To run a prior predictive check, we add a `generated quantities` block to the model, in which we generate a new data vector `y_rep` using the current estimate of theta.  The resulting model is in file [bernoulli_ppc.stan](https://github.com/stan-dev/cmdstanpy/blob/master/test/data/bernoulli_ppc.stan)

In [None]:
model_ppc = CmdStanModel(stan_file='bernoulli_ppc.stan')
print(model_ppc.code())

We run the `generate_quantities` method on `bernoulli_ppc` using existing sample `fit` as input.  The `generate_quantities` method takes the values of `theta` in the `fit` sample as the set of draws from the posterior used to generate the corresponsing `y_rep` quantities of interest.

The arguments to the `generate_quantities` method are:
 + `data`  - the data used to fit the model
 + `mcmc_sample` - either a `CmdStanMCMC` object or a list of stan-csv files


In [None]:
new_quantities = model_ppc.generate_quantities(data=data_file, mcmc_sample=fit)
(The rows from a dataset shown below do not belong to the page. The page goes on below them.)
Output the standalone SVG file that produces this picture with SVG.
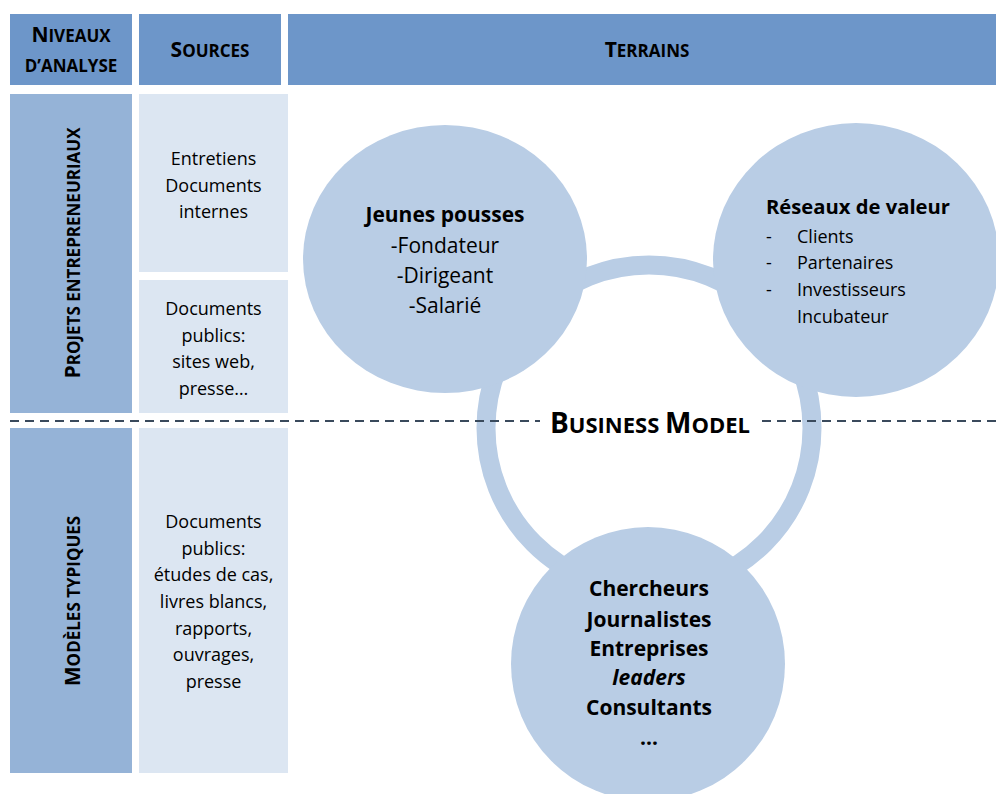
<svg xmlns="http://www.w3.org/2000/svg" width="996" height="794" viewBox="0 0 996 794">
<style>
.hdr{fill:#6d96c9}
.lvl{fill:#95b3d7}
.src{fill:#dce6f2}
.bub{fill:#b9cde5}
text{font-family:"Open Sans","Noto Sans","Liberation Sans",sans-serif;fill:#000}
.sc{font-weight:bold;font-size:17px;text-anchor:middle}
.big{font-size:21px}
.body{font-size:18px;text-anchor:middle}
.ct{font-size:21px;text-anchor:middle}
.b{font-weight:bold}
.li{font-size:18px}
.sep{stroke:#3a4a5c;stroke-width:2;stroke-dasharray:9 6;fill:none}
</style>
<rect width="996" height="794" fill="#fff"/>
<g id="header">
<rect class="hdr" x="10" y="14" width="122" height="71"/>
<rect class="hdr" x="139" y="14" width="142" height="71"/>
<rect class="hdr" x="288" y="14" width="708" height="71"/>
<text class="sc" x="71" y="42"><tspan class="big">N</tspan>IVEAUX</text>
<text class="sc" x="71" y="72">D’ANALYSE</text>
<text class="sc" x="210" y="57"><tspan class="big">S</tspan>OURCES</text>
<text class="sc" x="647" y="57"><tspan class="big">T</tspan>ERRAINS</text>
</g>
<g id="level-projets">
<rect class="lvl" x="10" y="94" width="122" height="319"/>
<text class="sc" transform="translate(80,253) rotate(-90)"><tspan class="big">P</tspan>ROJETS ENTREPRENEURIAUX</text>
</g>
<g id="level-modeles">
<rect class="lvl" x="10" y="428" width="122" height="345"/>
<text class="sc" transform="translate(80,601) rotate(-90)"><tspan class="big">M</tspan>ODÈLES TYPIQUES</text>
</g>
<g id="source-entretiens">
<rect class="src" x="139" y="94" width="149" height="178"/>
<text class="body" x="213.5" y="165">Entretiens</text>
<text class="body" x="213.5" y="191.5">Documents</text>
<text class="body" x="213.5" y="218">internes</text>
</g>
<g id="source-publics">
<rect class="src" x="139" y="280" width="149" height="133"/>
<text class="body" x="213.5" y="315">Documents</text>
<text class="body" x="213.5" y="341.5">publics:</text>
<text class="body" x="213.5" y="368">sites web,</text>
<text class="body" x="213.5" y="394.5">presse…</text>
</g>
<g id="source-modeles">
<rect class="src" x="139" y="428" width="149" height="345"/>
<text class="body" x="213.5" y="528">Documents</text>
<text class="body" x="213.5" y="554.7">publics:</text>
<text class="body" x="213.5" y="581.3">études de cas,</text>
<text class="body" x="213.5" y="608">livres blancs,</text>
<text class="body" x="213.5" y="634.7">rapports,</text>
<text class="body" x="213.5" y="661.3">ouvrages,</text>
<text class="body" x="213.5" y="688">presse</text>
</g>
<g id="connectors">
<circle cx="649" cy="428" r="163" fill="none" stroke="#b9cde5" stroke-width="19"/>
</g>
<g id="jeunes-pousses">
<ellipse class="bub" cx="445" cy="259" rx="142" ry="134"/>
<text class="ct b" x="445" y="222">Jeunes pousses</text>
<text class="ct" x="445" y="253">-Fondateur</text>
<text class="ct" x="445" y="283">-Dirigeant</text>
<text class="ct" x="445" y="313">-Salarié</text>
</g>
<g id="reseaux-de-valeur">
<ellipse class="bub" cx="856" cy="260" rx="143" ry="137"/>
<text class="b" x="766" y="214" font-size="20" textLength="184" lengthAdjust="spacingAndGlyphs">Réseaux de valeur</text>
<text class="li" x="766" y="243">-</text><text class="li" x="797" y="243">Clients</text>
<text class="li" x="766" y="269">-</text><text class="li" x="797" y="269">Partenaires</text>
<text class="li" x="766" y="296">-</text><text class="li" x="797" y="296">Investisseurs</text>
<text class="li" x="797" y="323">Incubateur</text>
</g>
<g id="acteurs">
<ellipse class="bub" cx="648" cy="664" rx="137" ry="137"/>
<text class="ct b" x="649" y="596">Chercheurs</text>
<text class="ct b" x="649" y="627">Journalistes</text>
<text class="ct b" x="649" y="656">Entreprises</text>
<text class="ct b" x="649" y="685" font-style="italic">leaders</text>
<text class="ct b" x="649" y="715">Consultants</text>
<text class="ct b" x="649" y="745">…</text>
</g>
<g id="separator">
<line class="sep" x1="10" y1="421" x2="540" y2="421"/>
<line class="sep" x1="762" y1="421" x2="996" y2="421"/>
<text class="b" x="650" y="433" text-anchor="middle" font-size="22"><tspan font-size="28">B</tspan>USINESS <tspan font-size="28">M</tspan>ODEL</text>
</g>
</svg>
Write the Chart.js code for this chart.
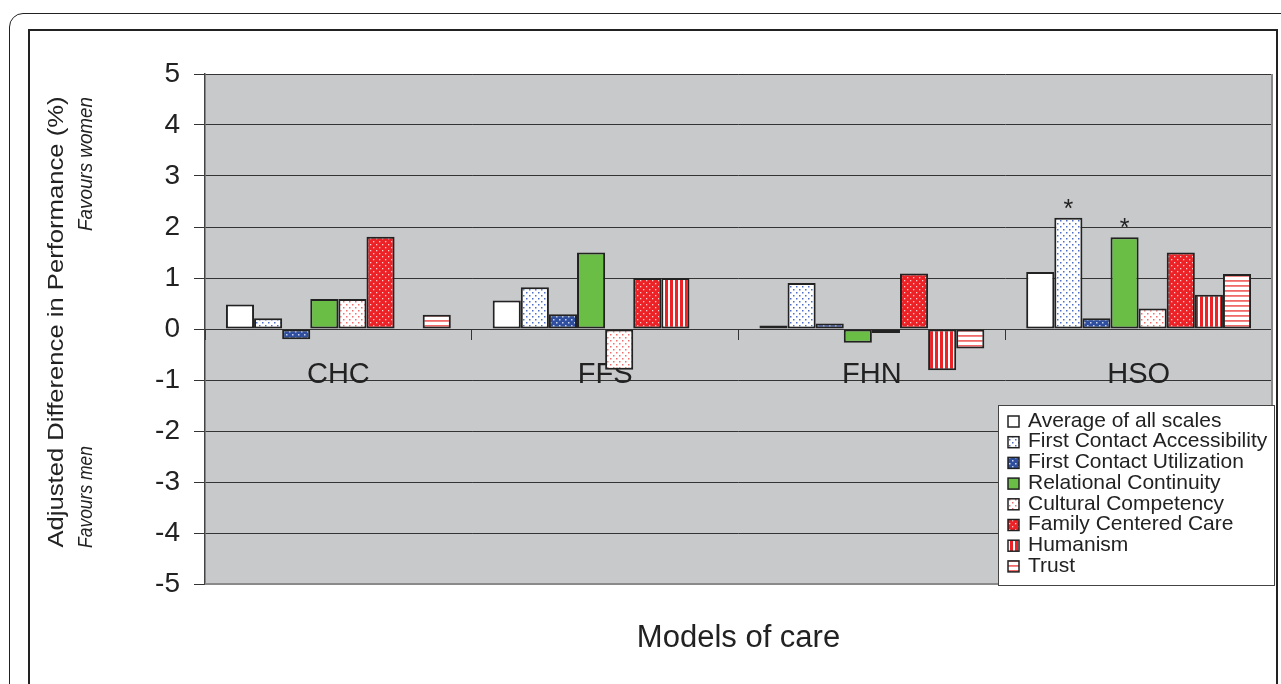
<!DOCTYPE html>
<html>
<head>
<meta charset="utf-8">
<script src="https://cdn.jsdelivr.net/npm/chart.js@4/dist/chart.umd.min.js"></script>
<style>
  html, body { margin: 0; padding: 0; background: #ffffff; }
  #wrap { position: relative; width: 1281px; height: 684px; overflow: hidden; }
  .outer { position: absolute; left: 9px; top: 13px; width: 1300px; height: 720px; border: 1.5px solid #222; border-radius: 14px; box-sizing: border-box; }
  .inner { position: absolute; left: 28px; top: 29px; width: 1250px; height: 720px; border: 2px solid #222; box-sizing: border-box; }
  canvas { position: absolute; left: 0; top: 0; }
</style>
</head>
<body>
<div id="wrap">
  <div class="outer"></div>
  <div class="inner"></div>
  <canvas id="c" width="1281" height="684"></canvas>
</div>
<script>
// ---- data ----
const categories = ['CHC', 'FFS', 'FHN', 'HSO'];
const averageOfAllScales          = [0.48, 0.56, 0.07, 1.12];
const firstContactAccessibility   = [0.21, 0.82, 0.90, 2.18];
const firstContactUtilization     = [-0.20, 0.29, 0.11, 0.21];
const relationalContinuity        = [0.59, 1.50, -0.27, 1.80];
const culturalCompetency          = [0.59, -0.80, -0.08, 0.40];
const familyCenteredCare          = [1.81, 1.00, 1.09, 1.50];
const humanism                    = [null, 1.00, -0.81, 0.67];
const trust                       = [0.28, null, -0.38, 1.08];
const seriesNames = ['Average of all scales', 'First Contact Accessibility', 'First Contact Utilization',
  'Relational Continuity', 'Cultural Competency', 'Family Centered Care', 'Humanism', 'Trust'];
// significant differences marked with an asterisk: [series name, category]
const significant = [['First Contact Accessibility', 'HSO'], ['Relational Continuity', 'HSO']];
const yTitle = 'Adjusted Difference in Performance (%)';
const favoursWomen = 'Favours women';
const favoursMen = 'Favours men';
const xTitle = 'Models of care';

// ---- fill patterns ----
function pattern(w, h, draw) {
  const c = document.createElement('canvas');
  c.width = w; c.height = h;
  const x = c.getContext('2d');
  draw(x, w, h);
  return x.createPattern(c, 'repeat');
}
function dots(bg, fg, w, h, size) {
  return pattern(w, h, (x) => {
    x.fillStyle = bg; x.fillRect(0, 0, w, h);
    x.fillStyle = fg;
    x.fillRect(1, 1, size, size);
    x.fillRect(1 + w / 2, 1 + h / 2, size, size);
  });
}
const fills = [
  '#ffffff',
  dots('#ffffff', '#4f6fc4', 6, 6, 1.5),
  dots('#2f4f9e', '#c9d4ef', 6, 6, 1.5),
  '#6abd45',
  dots('#ffffff', '#f07070', 6, 6, 1.5),
  dots('#ec2227', '#ffd0d0', 6, 6, 1.3),
  pattern(5, 5, (x) => { x.fillStyle = '#ffffff'; x.fillRect(0, 0, 5, 5); x.fillStyle = '#ec2227'; x.fillRect(0, 0, 3, 5); }),
  pattern(5, 5, (x) => { x.fillStyle = '#ffffff'; x.fillRect(0, 0, 5, 5); x.fillStyle = '#f06a6a'; x.fillRect(0, 0, 5, 1.8); })
];
const seriesValues = [averageOfAllScales, firstContactAccessibility, firstContactUtilization,
  relationalContinuity, culturalCompetency, familyCenteredCare, humanism, trust];

const datasets = seriesNames.map((name, i) => ({
  label: name,
  data: seriesValues[i],
  backgroundColor: fills[i],
  borderColor: '#222222',
  borderWidth: 2,
  borderSkipped: false,
  categoryPercentage: 0.843,
  barPercentage: 1.0
}));

const FONT = '"Liberation Sans", Arial, Helvetica, sans-serif';

function fitText(ctx, text, x, y, target) {
  const w = ctx.measureText(text).width;
  ctx.save();
  ctx.translate(x, y);
  ctx.scale(target / w, 1);
  ctx.fillText(text, 0, 0);
  ctx.restore();
}

const decor = {
  id: 'decor',
  beforeDraw(chart) {
    const {ctx, chartArea: a} = chart;
    ctx.save();
    ctx.fillStyle = '#c8c9cb';
    ctx.fillRect(a.left, a.top, a.right - a.left, a.bottom - a.top);
    ctx.restore();
  },
  beforeDatasetsDraw(chart) {
    const {ctx, chartArea: a} = chart;
    ctx.save();
    ctx.strokeStyle = '#8a8a8a';
    ctx.lineWidth = 2;
    ctx.beginPath();
    ctx.moveTo(a.left, a.bottom); ctx.lineTo(a.right, a.bottom); ctx.lineTo(a.right, a.top);
    ctx.stroke();
    ctx.restore();
  },
  afterDatasetsDraw(chart) {
    const {ctx} = chart;
    ctx.save();
    ctx.fillStyle = '#222';
    ctx.font = '25px ' + FONT;
    ctx.textAlign = 'center';
    ctx.textBaseline = 'alphabetic';
    significant.forEach(([name, cat]) => {
      const di = seriesNames.indexOf(name);
      const ci = categories.indexOf(cat);
      const el = chart.getDatasetMeta(di).data[ci];
      ctx.fillText('*', el.x, el.y - 1);
    });
    ctx.restore();
  },
  afterDraw(chart) {
    const {ctx, chartArea: a} = chart;
    ctx.save();
    // legend
    const lx = 998, ly = 405, lw = 276, lh = 180;
    ctx.fillStyle = '#ffffff';
    ctx.fillRect(lx, ly, lw, lh);
    ctx.strokeStyle = '#444';
    ctx.lineWidth = 1;
    ctx.strokeRect(lx + 0.5, ly + 0.5, lw, lh);
    ctx.font = '21px ' + FONT;
    ctx.textBaseline = 'middle';
    ctx.textAlign = 'left';
    chart.data.datasets.forEach((ds, i) => {
      const cy = 421 + i * 20.7;
      ctx.fillStyle = ds.backgroundColor;
      ctx.fillRect(1008, cy - 5, 11, 11);
      ctx.strokeStyle = '#222';
      ctx.lineWidth = 1.5;
      ctx.strokeRect(1008, cy - 5, 11, 11);
      ctx.fillStyle = '#222';
      ctx.fillText(ds.label, 1028, cy);
    });
    // x title
    ctx.font = '31px ' + FONT;
    ctx.textAlign = 'center';
    ctx.textBaseline = 'alphabetic';
    ctx.fillText(xTitle, (a.left + a.right) / 2, 647);
    // y titles (rotated)
    ctx.save();
    ctx.translate(57, 322);
    ctx.rotate(-Math.PI / 2);
    ctx.font = '22px ' + FONT;
    ctx.textAlign = 'center';
    ctx.textBaseline = 'middle';
    fitText(ctx, yTitle, 0, 0, 451);
    ctx.restore();
    ctx.save();
    ctx.translate(86, 0);
    ctx.rotate(-Math.PI / 2);
    ctx.font = 'italic 21px ' + FONT;
    ctx.textBaseline = 'middle';
    ctx.textAlign = 'right';
    fitText(ctx, favoursWomen, -97, 0, 134);
    ctx.textAlign = 'left';
    fitText(ctx, favoursMen, -548, 0, 102);
    ctx.restore();
    ctx.restore();
  }
};

new Chart(document.getElementById('c'), {
  type: 'bar',
  data: { labels: categories, datasets },
  options: {
    responsive: false,
    animation: false,
    devicePixelRatio: 1,
    layout: { padding: { left: 0, right: 9, top: 74, bottom: 100 } },
    plugins: { legend: { display: false }, tooltip: { enabled: false }, title: { display: false } },
    scales: {
      y: {
        min: -5, max: 5,
        afterFit(s) { s.width = 205; },
        ticks: { stepSize: 1, color: '#222', font: { family: FONT, size: 28 }, padding: 14 },
        grid: { color: '#333', lineWidth: 1, tickLength: 11, tickColor: '#333' },
        border: { color: '#444', width: 1.5 }
      },
      x: {
        position: { y: 0 },
        offset: true,
        ticks: { color: '#222', font: { family: FONT, size: 29 }, padding: 19 },
        grid: { drawOnChartArea: false, offset: true, tickLength: 10, color: '#333', lineWidth: 1 },
        border: { color: '#333', width: 1 }
      }
    }
  },
  plugins: [decor]
});
</script>
</body>
</html>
The `generate_quantities` method returns a `CmdStanGQ` object which contains the values for all variables in the generated quantitites block of the program ``bernoulli_ppc.stan``.  Unlike the output from the ``sample`` method, it doesn't contain any information on the joint log probability density, sampler state, or parameters or transformed parameter values.

In this example, each draw consists of the N-length array of replicate of the `bernoulli` model's input variable  `y`, which is an N-length array of Bernoulli outcomes.

In [None]:
print(new_quantities.draws().shape, new_quantities.column_names)
for i in range(3):
    print (new_quantities.draws()[i,:])

We can also use ``draws_pd(inc_sample=True)`` to get a pandas DataFrame which combines the input drawset with the generated quantities.

In [None]:
sample_plus = new_quantities.draws_pd(inc_sample=True)
print(type(sample_plus),sample_plus.shape)
names = list(sample_plus.columns.values[7:18])
sample_plus.iloc[0:3, :]

For models as simple as the bernoulli models here, it would be trivial to re-run the sampler and generate a new sample which contains both the estimate of the parameters `theta` as well as `y_rep` values. For models which are difficult to fit, i.e., when producing a sample is computationally expensive, the `generate_quantities` method is preferred.